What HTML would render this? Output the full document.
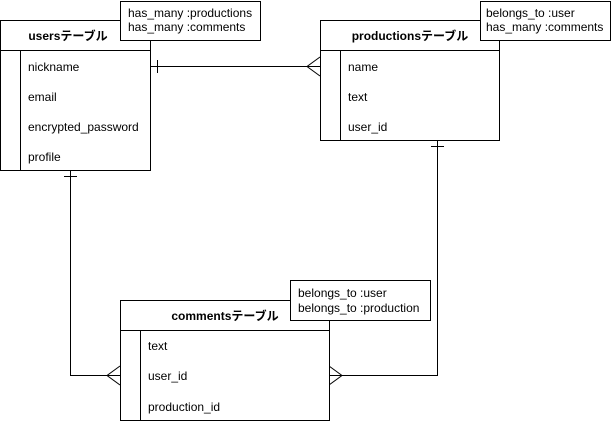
<!DOCTYPE html>
<html><head><meta charset="utf-8"><style>
html,body{margin:0;padding:0;background:#fff;}
svg{display:block;font-family:"Liberation Sans","Noto Sans CJK JP",sans-serif;}
</style></head><body>
<svg width="611" height="421" viewBox="0 0 611 421" xmlns="http://www.w3.org/2000/svg">
<g fill="none" stroke="#000" stroke-width="1">
<!-- connectors -->
<path d="M150.5 66.5 H320"/>
<path d="M157.5 60 V73"/>
<path d="M320 57 L307 66.5 L320 76"/>
<path d="M70.5 170 V375.5 H120"/>
<path d="M64 176.5 H77"/>
<path d="M120 366 L107 375.5 L120 385"/>
<path d="M437.5 140 V375.5 H329"/>
<path d="M431 146.5 H444"/>
<path d="M329 366 L342 375.5 L329 385"/>
<!-- users -->
<rect x="0.5" y="20.5" width="150" height="150" fill="#fff"/>
<path d="M0.5 50.5 H150.5 M20.5 50.5 V170.5"/>
<!-- productions -->
<rect x="320.5" y="20.5" width="179" height="120" fill="#fff"/>
<path d="M320.5 50.5 H499.5 M340.5 50.5 V140.5"/>
<!-- comments -->
<rect x="120.5" y="300.5" width="209" height="120" fill="#fff"/>
<path d="M120.5 330.5 H329.5 M140.5 330.5 V420.5"/>
<!-- notes -->
<rect x="120.5" y="1.5" width="140" height="39" fill="#fff"/>
<rect x="480.5" y="1.5" width="130" height="39" fill="#fff"/>
<rect x="290.5" y="280.5" width="140" height="40" fill="#fff"/>
</g>
<g font-size="12" fill="#000">
<text x="68" y="40" font-weight="bold" text-anchor="middle">usersテーブル</text>
<text x="28" y="71">nickname</text>
<text x="28" y="101">email</text>
<text x="28" y="131">encrypted_password</text>
<text x="28" y="161">profile</text>
<text x="410" y="40" font-weight="bold" text-anchor="middle">productionsテーブル</text>
<text x="348" y="71">name</text>
<text x="348" y="101">text</text>
<text x="348" y="131">user_id</text>
<text x="225" y="320" font-weight="bold" text-anchor="middle">commentsテーブル</text>
<text x="148" y="350">text</text>
<text x="148" y="380">user_id</text>
<text x="148" y="411">production_id</text>
<text x="128" y="17">has_many :productions</text>
<text x="128" y="31">has_many :comments</text>
<text x="486" y="17">belongs_to :user</text>
<text x="486" y="31">has_many :comments</text>
<text x="298" y="297">belongs_to :user</text>
<text x="298" y="312">belongs_to :production</text>
</g>
</svg>
</body></html>
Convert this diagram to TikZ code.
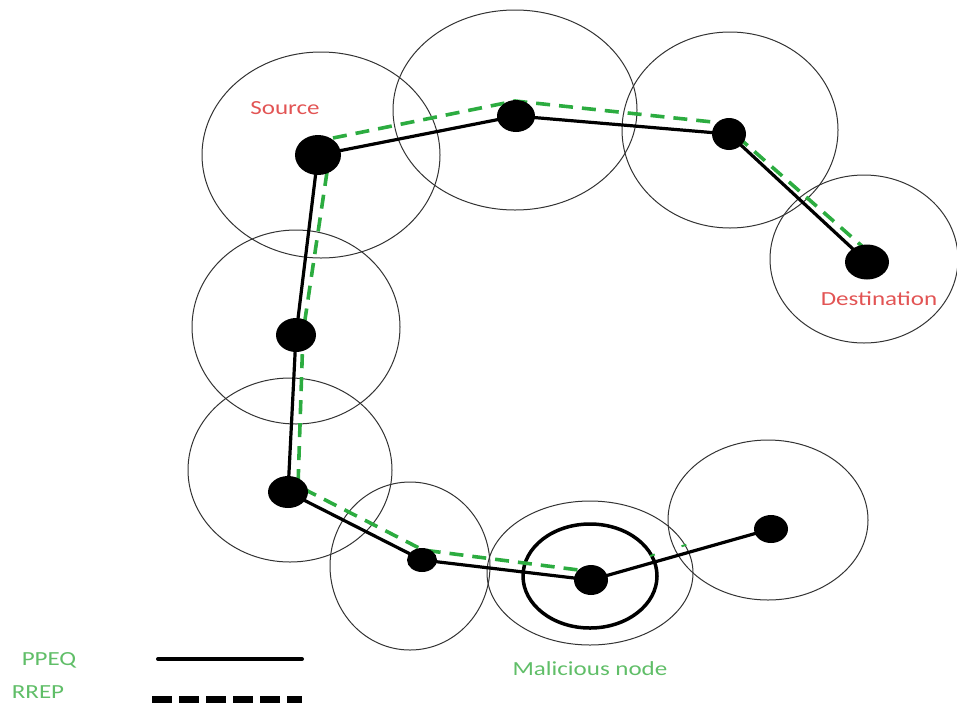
\documentclass[tikz,border=0pt]{standalone}
\usepackage{fontspec}
\newfontfamily\lblfont[FakeStretch=1.25]{Carlito}
\usetikzlibrary{shapes.geometric}
\definecolor{lblred}{RGB}{226,84,84}
\definecolor{lblgreen}{RGB}{96,190,104}
\definecolor{rrepgreen}{RGB}{44,172,64}
\tikzset{
  txrange/.style={draw=black!80, line width=1pt},
  badrange/.style={draw=black, line width=3.5pt},
  dot/.style={ellipse, fill=black, inner sep=0pt},
  ppeq/.style={draw=black, line width=3.2pt, line cap=round, line join=round},
  rrep/.style={draw=rrepgreen, line width=3.6pt, dash pattern=on 14pt off 9pt},
  lbl/.style={font=\lblfont\fontsize{20}{22}\selectfont, inner sep=0pt},
}
\begin{document}
\begin{tikzpicture}[x=1pt,y=-1pt]
\useasboundingbox (0,0) rectangle (957,702);
\clip (0,0) rectangle (957,702);
% transmission ranges
\draw[txrange] (321,155) ellipse [x radius=119pt, y radius=103pt];
\draw[txrange] (515,110) ellipse [x radius=122pt, y radius=100pt];
\draw[txrange] (730,130) ellipse [x radius=108pt, y radius=98pt];
\draw[txrange] (864,259) ellipse [x radius=94pt, y radius=84pt];
\draw[txrange] (296,327) ellipse [x radius=104pt, y radius=97pt];
\draw[txrange] (290,470) ellipse [x radius=102pt, y radius=92pt];
\draw[txrange] (410,566) ellipse [x radius=80pt, y radius=84pt];
\draw[txrange] (590,573) ellipse [x radius=103pt, y radius=72pt];
\draw[txrange] (768,520) ellipse [x radius=100pt, y radius=80pt];
\draw[badrange] (590,576) ellipse [x radius=67pt, y radius=52pt];
% node positions
\coordinate (S) at (318,155);
\coordinate (N2) at (516,116);
\coordinate (N3) at (729,134);
\coordinate (D) at (867,262);
\coordinate (N5) at (296,335);
\coordinate (N6) at (288,492);
\coordinate (N7) at (422,560);
\coordinate (M) at (591,580);
\coordinate (N9) at (771,529);
% RREP (green dashed) way points
\coordinate (g1) at (333,138);
\coordinate (g2) at (515,101);
\coordinate (g3) at (722,123);
\coordinate (g4) at (863,247);
\coordinate (g5) at (327,172);
\coordinate (g6) at (303,333);
\coordinate (g7) at (298,486);
\coordinate (g8) at (423,550);
\coordinate (g9) at (602,573);
\coordinate (g10) at (650,556);
\coordinate (g11) at (692,543);
% PPEQ path
\draw[ppeq] (N9) -- (M) -- (N7) -- (N6) -- (N5) -- (S) -- (N2) -- (N3) -- (D);
% RREP path
\draw[rrep] (g1) -- (g2) -- (g3) -- (g4);
\draw[rrep] (g5) -- (g6) -- (g7) -- (g8) -- (g9);
\draw[draw=rrepgreen, line width=2pt, dash pattern=on 5pt off 28pt] (g10) -- (g11);
% nodes
\node[dot, minimum width=46pt, minimum height=40pt] (nS) at (S) {};
\node[dot, minimum width=38pt, minimum height=32pt] (nN2) at (N2) {};
\node[dot, minimum width=34pt, minimum height=32pt] (nN3) at (N3) {};
\node[dot, minimum width=44pt, minimum height=35pt] (nD) at (D) {};
\node[dot, minimum width=40pt, minimum height=34pt] (nN5) at (N5) {};
\node[dot, minimum width=40pt, minimum height=32pt] (nN6) at (N6) {};
\node[dot, minimum width=30pt, minimum height=24pt] (nN7) at (N7) {};
\node[dot, minimum width=34pt, minimum height=30pt] (nM) at (M) {};
\node[dot, minimum width=34pt, minimum height=28pt] (nN9) at (N9) {};
% labels
\node[lbl, text=lblred] (tS) at (285,108) {Source};
\node[lbl, text=lblred] (tD) at (879,299) {Destination};
\node[lbl, text=lblgreen] (tM) at (590,669) {Malicious node};
\node[lbl, text=lblgreen] (tP) at (49,660) {PPEQ};
\node[lbl, text=lblgreen] (tR) at (38,692) {RREP};
% legend
\coordinate (l1) at (158,659);
\coordinate (l2) at (302,659);
\coordinate (l3) at (152,706);
\coordinate (l4) at (302,706);
\draw[draw=black, line width=4pt, line cap=round] (l1) -- (l2);
\draw[draw=black, line width=20pt, dash pattern=on 20pt off 7pt] (l3) -- (l4);
\end{tikzpicture}
\end{document}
..............................
◆ What the task asks ◆
Repeat the records above verbatim, with no pictures in the result.

◆ Exercise result ◆
What HTML would render this? Output the full document.
<!DOCTYPE html>
<html><head><meta charset="utf-8"><style>
html,body{margin:0;padding:0;background:#fff;}
svg{display:block;font-family:"Liberation Sans","Noto Sans CJK JP",sans-serif;}
</style></head><body>
<svg width="611" height="421" viewBox="0 0 611 421" xmlns="http://www.w3.org/2000/svg">
<g fill="none" stroke="#000" stroke-width="1">
<!-- connectors -->
<path d="M150.5 66.5 H320"/>
<path d="M157.5 60 V73"/>
<path d="M320 57 L307 66.5 L320 76"/>
<path d="M70.5 170 V375.5 H120"/>
<path d="M64 176.5 H77"/>
<path d="M120 366 L107 375.5 L120 385"/>
<path d="M437.5 140 V375.5 H329"/>
<path d="M431 146.5 H444"/>
<path d="M329 366 L342 375.5 L329 385"/>
<!-- users -->
<rect x="0.5" y="20.5" width="150" height="150" fill="#fff"/>
<path d="M0.5 50.5 H150.5 M20.5 50.5 V170.5"/>
<!-- productions -->
<rect x="320.5" y="20.5" width="179" height="120" fill="#fff"/>
<path d="M320.5 50.5 H499.5 M340.5 50.5 V140.5"/>
<!-- comments -->
<rect x="120.5" y="300.5" width="209" height="120" fill="#fff"/>
<path d="M120.5 330.5 H329.5 M140.5 330.5 V420.5"/>
<!-- notes -->
<rect x="120.5" y="1.5" width="140" height="39" fill="#fff"/>
<rect x="480.5" y="1.5" width="130" height="39" fill="#fff"/>
<rect x="290.5" y="280.5" width="140" height="40" fill="#fff"/>
</g>
<g font-size="12" fill="#000">
<text x="68" y="40" font-weight="bold" text-anchor="middle">usersテーブル</text>
<text x="28" y="71">nickname</text>
<text x="28" y="101">email</text>
<text x="28" y="131">encrypted_password</text>
<text x="28" y="161">profile</text>
<text x="410" y="40" font-weight="bold" text-anchor="middle">productionsテーブル</text>
<text x="348" y="71">name</text>
<text x="348" y="101">text</text>
<text x="348" y="131">user_id</text>
<text x="225" y="320" font-weight="bold" text-anchor="middle">commentsテーブル</text>
<text x="148" y="350">text</text>
<text x="148" y="380">user_id</text>
<text x="148" y="411">production_id</text>
<text x="128" y="17">has_many :productions</text>
<text x="128" y="31">has_many :comments</text>
<text x="486" y="17">belongs_to :user</text>
<text x="486" y="31">has_many :comments</text>
<text x="298" y="297">belongs_to :user</text>
<text x="298" y="312">belongs_to :production</text>
</g>
</svg>
</body></html>
Convert this diagram to TikZ code.
\documentclass[tikz,border=0pt]{standalone}
\usepackage{fontspec}
\newfontfamily\lblfont[FakeStretch=1.25]{Carlito}
\usetikzlibrary{shapes.geometric}
\definecolor{lblred}{RGB}{226,84,84}
\definecolor{lblgreen}{RGB}{96,190,104}
\definecolor{rrepgreen}{RGB}{44,172,64}
\tikzset{
  txrange/.style={draw=black!80, line width=1pt},
  badrange/.style={draw=black, line width=3.5pt},
  dot/.style={ellipse, fill=black, inner sep=0pt},
  ppeq/.style={draw=black, line width=3.2pt, line cap=round, line join=round},
  rrep/.style={draw=rrepgreen, line width=3.6pt, dash pattern=on 14pt off 9pt},
  lbl/.style={font=\lblfont\fontsize{20}{22}\selectfont, inner sep=0pt},
}
\begin{document}
\begin{tikzpicture}[x=1pt,y=-1pt]
\useasboundingbox (0,0) rectangle (957,702);
\clip (0,0) rectangle (957,702);
% transmission ranges
\draw[txrange] (321,155) ellipse [x radius=119pt, y radius=103pt];
\draw[txrange] (515,110) ellipse [x radius=122pt, y radius=100pt];
\draw[txrange] (730,130) ellipse [x radius=108pt, y radius=98pt];
\draw[txrange] (864,259) ellipse [x radius=94pt, y radius=84pt];
\draw[txrange] (296,327) ellipse [x radius=104pt, y radius=97pt];
\draw[txrange] (290,470) ellipse [x radius=102pt, y radius=92pt];
\draw[txrange] (410,566) ellipse [x radius=80pt, y radius=84pt];
\draw[txrange] (590,573) ellipse [x radius=103pt, y radius=72pt];
\draw[txrange] (768,520) ellipse [x radius=100pt, y radius=80pt];
\draw[badrange] (590,576) ellipse [x radius=67pt, y radius=52pt];
% node positions
\coordinate (S) at (318,155);
\coordinate (N2) at (516,116);
\coordinate (N3) at (729,134);
\coordinate (D) at (867,262);
\coordinate (N5) at (296,335);
\coordinate (N6) at (288,492);
\coordinate (N7) at (422,560);
\coordinate (M) at (591,580);
\coordinate (N9) at (771,529);
% RREP (green dashed) way points
\coordinate (g1) at (333,138);
\coordinate (g2) at (515,101);
\coordinate (g3) at (722,123);
\coordinate (g4) at (863,247);
\coordinate (g5) at (327,172);
\coordinate (g6) at (303,333);
\coordinate (g7) at (298,486);
\coordinate (g8) at (423,550);
\coordinate (g9) at (602,573);
\coordinate (g10) at (650,556);
\coordinate (g11) at (692,543);
% PPEQ path
\draw[ppeq] (N9) -- (M) -- (N7) -- (N6) -- (N5) -- (S) -- (N2) -- (N3) -- (D);
% RREP path
\draw[rrep] (g1) -- (g2) -- (g3) -- (g4);
\draw[rrep] (g5) -- (g6) -- (g7) -- (g8) -- (g9);
\draw[draw=rrepgreen, line width=2pt, dash pattern=on 5pt off 28pt] (g10) -- (g11);
% nodes
\node[dot, minimum width=46pt, minimum height=40pt] (nS) at (S) {};
\node[dot, minimum width=38pt, minimum height=32pt] (nN2) at (N2) {};
\node[dot, minimum width=34pt, minimum height=32pt] (nN3) at (N3) {};
\node[dot, minimum width=44pt, minimum height=35pt] (nD) at (D) {};
\node[dot, minimum width=40pt, minimum height=34pt] (nN5) at (N5) {};
\node[dot, minimum width=40pt, minimum height=32pt] (nN6) at (N6) {};
\node[dot, minimum width=30pt, minimum height=24pt] (nN7) at (N7) {};
\node[dot, minimum width=34pt, minimum height=30pt] (nM) at (M) {};
\node[dot, minimum width=34pt, minimum height=28pt] (nN9) at (N9) {};
% labels
\node[lbl, text=lblred] (tS) at (285,108) {Source};
\node[lbl, text=lblred] (tD) at (879,299) {Destination};
\node[lbl, text=lblgreen] (tM) at (590,669) {Malicious node};
\node[lbl, text=lblgreen] (tP) at (49,660) {PPEQ};
\node[lbl, text=lblgreen] (tR) at (38,692) {RREP};
% legend
\coordinate (l1) at (158,659);
\coordinate (l2) at (302,659);
\coordinate (l3) at (152,706);
\coordinate (l4) at (302,706);
\draw[draw=black, line width=4pt, line cap=round] (l1) -- (l2);
\draw[draw=black, line width=20pt, dash pattern=on 20pt off 7pt] (l3) -- (l4);
\end{tikzpicture}
\end{document}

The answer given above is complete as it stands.